Rather than legislation granting access to open country, the BMC favours an "informal approach", securing permission to climb on particular crags or walk in an area by negotiation with individual owners. The Country Landowners' Association calls it "managed access".

But to the Ramblers' Association and many climbers, the mountaineers' approach smacks of "revisionism" at precisely the wrong moment. Campaign- ers are anxious to hold Labour to a commitment to introduce a right to roam, subject to commonsense restrictions, if it wins the general election.

Tony Blair, the Labour leader, has shown signs of wavering on a promise he has been told could alienate rural voters. The commitment, with its awkward socialist overtones, was inherited from the late John Smith. So far, Labour frontbenchers have insisted that it will be carried through. But the BMC's "Access Charter", and the council's respect-able standing in the outdoor movement, could help Mr Blair cover any retreat.

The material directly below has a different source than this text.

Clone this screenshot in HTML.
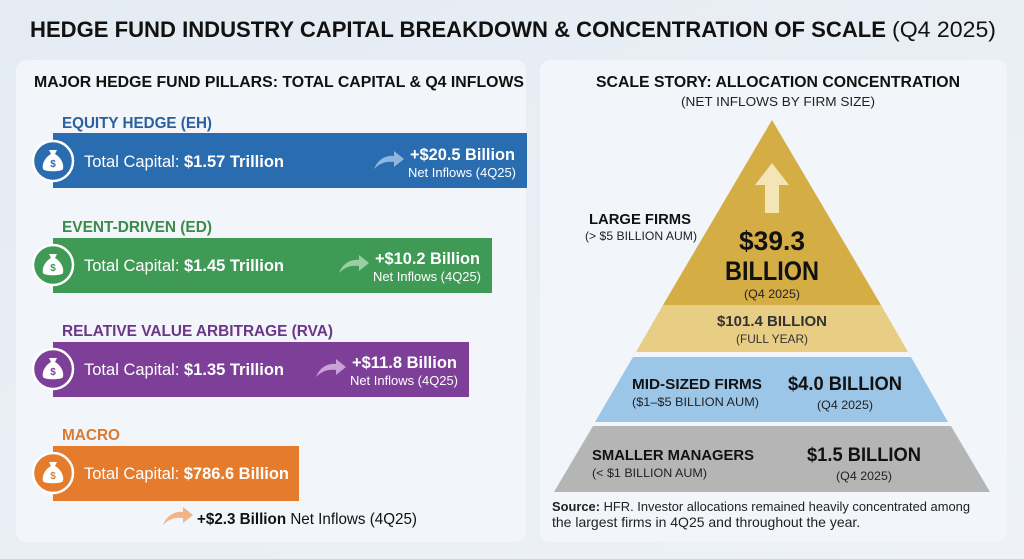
<!DOCTYPE html>
<html><head><meta charset="utf-8"><style>
html,body{margin:0;padding:0;width:1024px;height:559px;overflow:hidden;background:#e8eef5}
svg{display:block}
text{font-family:"Liberation Sans",sans-serif}
.b{font-weight:bold}
</style></head><body>
<svg width="1024" height="559" viewBox="0 0 1024 559" xmlns="http://www.w3.org/2000/svg">
<defs>
<linearGradient id="bg" x1="0" y1="0" x2="1" y2="1"><stop offset="0" stop-color="#e4ebf3"/><stop offset="1" stop-color="#eef2f7"/></linearGradient>
<g id="bag"><circle r="20" fill="currentColor" stroke="#fff" stroke-width="2.5"/><path d="M-4,-11 L4,-11 L2,-7 C9,-3 11,4 10,8 C9,11 -9,11 -10,8 C-11,4 -9,-3 -2,-7 Z" fill="#fff"/><text x="0" y="6" text-anchor="middle" font-size="10" font-weight="bold" fill="currentColor">$</text></g>
<path id="arr" d="M0,14 C4,4 12,0 20,1 L20,-4 L30,4 L20,12 L20,7 C12,6 6,8 0,14 Z"/>
</defs>
<rect width="1024" height="559" fill="url(#bg)"/>
<rect x="16" y="60" width="510" height="482" rx="10" fill="#f2f5f9"/>
<rect x="540" y="60" width="467" height="482" rx="10" fill="#f2f5f9"/>
<text x="30" y="37" class="b" font-size="22" fill="#111" textLength="856" lengthAdjust="spacingAndGlyphs">HEDGE FUND INDUSTRY CAPITAL BREAKDOWN &amp; CONCENTRATION OF SCALE</text>
<text x="892" y="37" font-size="22" fill="#111" textLength="104" lengthAdjust="spacingAndGlyphs">(Q4 2025)</text>
<text x="34" y="87" class="b" font-size="16" fill="#111" textLength="490" lengthAdjust="spacingAndGlyphs">MAJOR HEDGE FUND PILLARS: TOTAL CAPITAL &amp; Q4 INFLOWS</text>

<text x="62" y="128" class="b" font-size="16" fill="#2b5f9e" textLength="150" lengthAdjust="spacingAndGlyphs">EQUITY HEDGE (EH)</text>
<rect x="53" y="133" width="474" height="55" fill="#2a6cb0"/>
<use href="#bag" x="53" y="161" color="#2a6cb0"/>
<text x="84" y="167" font-size="17" fill="#fff" textLength="200" lengthAdjust="spacingAndGlyphs">Total Capital: <tspan class="b">$1.57 Trillion</tspan></text>
<use href="#arr" x="374" y="155" fill="#8fb6df"/>
<text x="410" y="160" class="b" font-size="17" fill="#fff" textLength="105" lengthAdjust="spacingAndGlyphs">+$20.5 Billion</text>
<text x="408" y="177" font-size="13" fill="#fff" textLength="108" lengthAdjust="spacingAndGlyphs">Net Inflows (4Q25)</text>

<text x="62" y="232" class="b" font-size="16" fill="#3a8a4a" textLength="150" lengthAdjust="spacingAndGlyphs">EVENT-DRIVEN (ED)</text>
<rect x="53" y="238" width="439" height="55" fill="#3f9a55"/>
<use href="#bag" x="53" y="265" color="#3f9a55"/>
<text x="84" y="271" font-size="17" fill="#fff" textLength="200" lengthAdjust="spacingAndGlyphs">Total Capital: <tspan class="b">$1.45 Trillion</tspan></text>
<use href="#arr" x="339" y="259" fill="#98cfa3"/>
<text x="375" y="264" class="b" font-size="17" fill="#fff" textLength="105" lengthAdjust="spacingAndGlyphs">+$10.2 Billion</text>
<text x="373" y="281" font-size="13" fill="#fff" textLength="108" lengthAdjust="spacingAndGlyphs">Net Inflows (4Q25)</text>

<text x="62" y="336" class="b" font-size="16" fill="#6b3688" textLength="271" lengthAdjust="spacingAndGlyphs">RELATIVE VALUE ARBITRAGE (RVA)</text>
<rect x="53" y="342" width="416" height="55" fill="#7d3f98"/>
<use href="#bag" x="53" y="369" color="#7d3f98"/>
<text x="84" y="375" font-size="17" fill="#fff" textLength="200" lengthAdjust="spacingAndGlyphs">Total Capital: <tspan class="b">$1.35 Trillion</tspan></text>
<use href="#arr" x="316" y="363" fill="#c7a3d8"/>
<text x="352" y="368" class="b" font-size="17" fill="#fff" textLength="105" lengthAdjust="spacingAndGlyphs">+$11.8 Billion</text>
<text x="350" y="385" font-size="13" fill="#fff" textLength="108" lengthAdjust="spacingAndGlyphs">Net Inflows (4Q25)</text>

<text x="62" y="440" class="b" font-size="16" fill="#d97a30" textLength="58" lengthAdjust="spacingAndGlyphs">MACRO</text>
<rect x="53" y="446" width="246" height="55" fill="#e57b2d"/>
<use href="#bag" x="53" y="473" color="#e57b2d"/>
<text x="84" y="479" font-size="17" fill="#fff" textLength="205" lengthAdjust="spacingAndGlyphs">Total Capital: <tspan class="b">$786.6 Billion</tspan></text>
<use href="#arr" x="163" y="511" fill="#f1b587"/>
<text x="197" y="524" font-size="16" fill="#111" textLength="220" lengthAdjust="spacingAndGlyphs"><tspan class="b">+$2.3 Billion</tspan> Net Inflows (4Q25)</text>

<text x="778" y="87" text-anchor="middle" class="b" font-size="16" fill="#111" textLength="364" lengthAdjust="spacingAndGlyphs">SCALE STORY: ALLOCATION CONCENTRATION</text>
<text x="778" y="106" text-anchor="middle" font-size="13" fill="#222" textLength="194" lengthAdjust="spacingAndGlyphs">(NET INFLOWS BY FIRM SIZE)</text>

<polygon points="772,120 663,305 881,305" fill="#d4ad45"/>
<polygon points="663,305 881,305 908,352 636,352" fill="#e8cd84"/>
<polygon points="633,357 911,357 948,422 595,422" fill="#9cc6e8"/>
<polygon points="593,426 951,426 990,492 554,492" fill="#b5b5b5"/>
<polygon points="765,213 765,185 755,185 772,163 789,185 779,185 779,213" fill="#f3e5b5"/>

<text x="640" y="224" text-anchor="middle" class="b" font-size="15" fill="#111" textLength="102" lengthAdjust="spacingAndGlyphs">LARGE FIRMS</text>
<text x="641" y="240" text-anchor="middle" font-size="12" fill="#222" textLength="112" lengthAdjust="spacingAndGlyphs">(&gt; $5 BILLION AUM)</text>
<text x="772" y="250" text-anchor="middle" class="b" font-size="27" fill="#111" textLength="66" lengthAdjust="spacingAndGlyphs">$39.3</text>
<text x="772" y="280" text-anchor="middle" class="b" font-size="27" fill="#111" textLength="94" lengthAdjust="spacingAndGlyphs">BILLION</text>
<text x="772" y="298" text-anchor="middle" font-size="12" fill="#222" textLength="56" lengthAdjust="spacingAndGlyphs">(Q4 2025)</text>
<text x="772" y="326" text-anchor="middle" class="b" font-size="15" fill="#333" textLength="110" lengthAdjust="spacingAndGlyphs">$101.4 BILLION</text>
<text x="772" y="343" text-anchor="middle" font-size="12" fill="#333" textLength="72" lengthAdjust="spacingAndGlyphs">(FULL YEAR)</text>

<text x="632" y="389" class="b" font-size="15" fill="#111" textLength="130" lengthAdjust="spacingAndGlyphs">MID-SIZED FIRMS</text>
<text x="632" y="406" font-size="12" fill="#222" textLength="127" lengthAdjust="spacingAndGlyphs">($1–$5 BILLION AUM)</text>
<text x="845" y="390" text-anchor="middle" class="b" font-size="19" fill="#111" textLength="114" lengthAdjust="spacingAndGlyphs">$4.0 BILLION</text>
<text x="845" y="409" text-anchor="middle" font-size="12" fill="#222" textLength="56" lengthAdjust="spacingAndGlyphs">(Q4 2025)</text>

<text x="592" y="460" class="b" font-size="15" fill="#111" textLength="162" lengthAdjust="spacingAndGlyphs">SMALLER MANAGERS</text>
<text x="592" y="477" font-size="12" fill="#222" textLength="115" lengthAdjust="spacingAndGlyphs">(&lt; $1 BILLION AUM)</text>
<text x="864" y="461" text-anchor="middle" class="b" font-size="19" fill="#111" textLength="114" lengthAdjust="spacingAndGlyphs">$1.5 BILLION</text>
<text x="864" y="480" text-anchor="middle" font-size="12" fill="#222" textLength="56" lengthAdjust="spacingAndGlyphs">(Q4 2025)</text>

<text x="552" y="511" font-size="12.5" fill="#222" textLength="418" lengthAdjust="spacingAndGlyphs"><tspan class="b">Source:</tspan> HFR. Investor allocations remained heavily concentrated among</text>
<text x="552" y="527" font-size="14" fill="#222">the largest firms in 4Q25 and throughout the year.</text>
</svg>
</body></html>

"The charter will be used to drive a wedge into what should be a united camp," said Jim Perrin, the mountaineering author and one of climbing world's few political radicals. "It will be used to undermine the Bill."

An "inept" BMC access team had fallen for the blandishments of the CLA and a seat at the negotiating table, Mr Perrin said. "It's the traditional strategy of those in power. Let's give these people the appearance of influence and respect-ability and they will be happy."

BMC and RA representatives attended the CLA's lavish Access 2000 conference last month, but only the ramblers spoke out against the landowners' line that access to the countryside beyond public rights of way must be agreed voluntarily and managed.

A draft of the charter does not rule out legislation but argues that access has become a much more complex issue since the Thirties - the time of mass trespasses on the Pennine moors. It calls for a "thorough review" and initiatives to "bring greater public access to both upland and lowland countryside in England and Wales in ways which are in keeping with the needs of land managers and wildlife conservation".

The BMC fears that defining open country could lead to climbers being barred from crags in lowland or cultivated areas in a "backlash" by landowners. Labour has limited open country to mountain and moorland; the BMC wants to add cliff and foreshore; and the RA would like to go further and include downland and forests.

A paper prepared earlier this year by Jeremy Barlow, the BMC's access officer, warned that concentrating on improved access to target sites might be seen as "provocative" and as undermining the RA's attempt to achieve legislation.

David Beskine, the RA's assistant director, regretted what he saw as a shift in BMC policy over the last four years.

"They're not interested in mountain walkers any more, just themselves and their friends who go climbing on individual crags. They seem happy to slip into the position as acting as the agent for restrictions. We're very sad about it," he said.